Posts Tagged ‘Howie Goss’

Colt .45’s/Astros: The Manny That Got Away

December 26, 2011

Mota's 150 Career Pinch Hits Are 3rd Most All Time..

As the technically second, but first truly active general manager of the new Houston MLB franchise from 1961 to 1965, Paul Richards did a pretty good job of drafting, acquiring, and signing some of the iconic early talent in the history of the Houston National League baseball club. People like Joe Morgan, Larry Dierker, Jimmy Wynn, Rusty Staub, Mike Cuellar, and Don Wilson all came along on Richards’ watch.

Nobody’s perfect.

One that  got away was a little outfielder fellow named Manny Mota – and he was a guy who ultimately turned out to be the pound-for-pound arguably greatest pinch hitter in the history of the game. He belonged to the Houston club for four months and four days, but he never took a single pitch in the batter’s box as an off-season acquisition who was soon gone with the first winds of spring training. Acquired by the then named Houston Colt .45’s from the San Francisco Giants on November 30, 1962, along with Dick LeMay, in exchange for infielder Joey Amalfitano, Manny Mota got through Christmas 1962 and the early part of 1963 without every setting foot into the mildly cold and wet city that is Houston in winter. Before he could even settle in to anyone’s plan for Houston’s second season 1963 outfield, on April 4, 1963 Manny Mota was traded by the Houston Colt .45’s to the Pittsburgh Pirates for a long-legged speedy outfielder named Howie Goss and cash.

It wasn’t a big deal at the time.

The 24-year old Mota had batted only .176 in 47 games for the 1962 Giants during his rookie debut in the majors and his 13 total hits had included 12 singles and only a one double. The 27-year old, 6’4″ Goss had batted .343 in 89 games for the 1962 Pirates in his own debut season, but his 27 hits had included 2 doubles and 2 homers and the apparent promise of more punch than anyone could have expected from the little Mota man.

Goss would go on to a one-and-done 1963 season career as a Colt .45, hitting .209 with 9 HRs and 128 strike outs in 570 official trips to the plate as the club’s regular center fielder. He was gone forever from major baseball after 1963.

Manny Mota, on the other hand, was just getting cranked up with the 1963 Pirates. He would go on to a 20-season MLB career (1962-1980, 1982) – one in which he batted .304 overall as a mostly reserve, off-the-bench player and pinch hitter.

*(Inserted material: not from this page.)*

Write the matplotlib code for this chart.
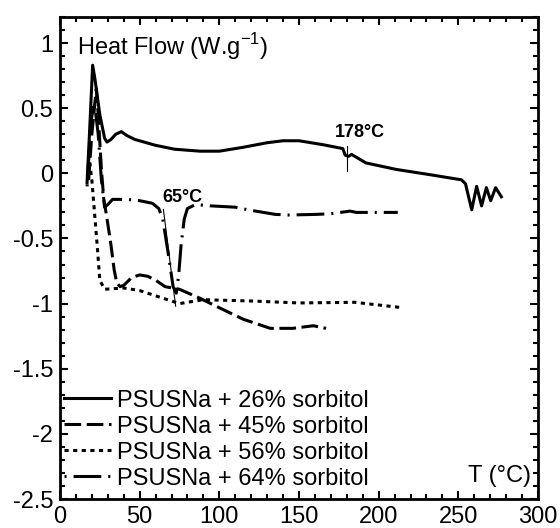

Mota’s 150 career pinch hits place him third on the all time list.

Manny Mota played for the San Francisco Giants, Pittsburgh Pirates, Montreal Expos, and Los Angeles Dodgers over the trail of his two decades in the National League – and one thing did hold up about his early grades. He had very little power, garnering only 31 home runs in twenty years of play.

His spark was his ability to make good sure contact with the ball when he swung his bat. In 4,227 total plate appearances, Manny Mota struck out only 320 times in twenty years. Howie Goss struck out 164 times in his total 560 plate appearances.

Nobody gets them all right. If GM’s and club owners could tell the future, for example, then neither Babe Ruth nor Jeff Bagwell would have escaped control by the Boston Red Sox. In fact, the list of deals you’d never make might even runs into several volumes, but that’s not the world we live in – and we baseball fans are left to quietly, or not so quietly, lament the stars that got away.

Manny Mota, age 73, was born in the Dominican Republic on February 18, 1938. Two of his sons, Andy and Jose, have also played major league baseball. – Must be something to the gene theory in some cases. It’s just too bad in the case of the father here that the Houston club didn’t have a little more to go on before they made the Mota for Goss deal.

Addendum: Mickey Herskowitz and I have talked since I wrote this column earlier. Mickey covered the club for the old Houston Post back in those days and says he really found Howie Goss a refreshing guy to interview. He reminded me of the fact that the Houston club saw big old Howie Goss as a potential home run hitter. That happens with big guys who also command a sweet swing. People fail to see that they often have an even greater potential for striking out – a trait in Goss that rapidly became apparent in Goss.

One day, Herskowitz says he caught Goss coming into the clubhouse and reminded him that he was on course to strike out 200 times for the season. “Is that right?” Howie shot back. “I never went over 188 K’s out in the PCL!”

On another occasion, the limitations of Howie Goss’s fielding as a center field came quickly to light when he misplayed a bases loaded fly ball over his head into an inside-the-park home run for the other club. “Do you realize that Willie Mays, or even a good outfielder might have caught that ball, Howie?”

“Don’t bring it up,” Goss barked indifferently. “I’m no Willie Mays and, heck, I’m not even a good outfielder.”

The Astros quickly agreed. After the 1963 season, Howie Goss was gone forever from the big leagues. Thank you, Mickey H., for those two great anecdotes on Goss.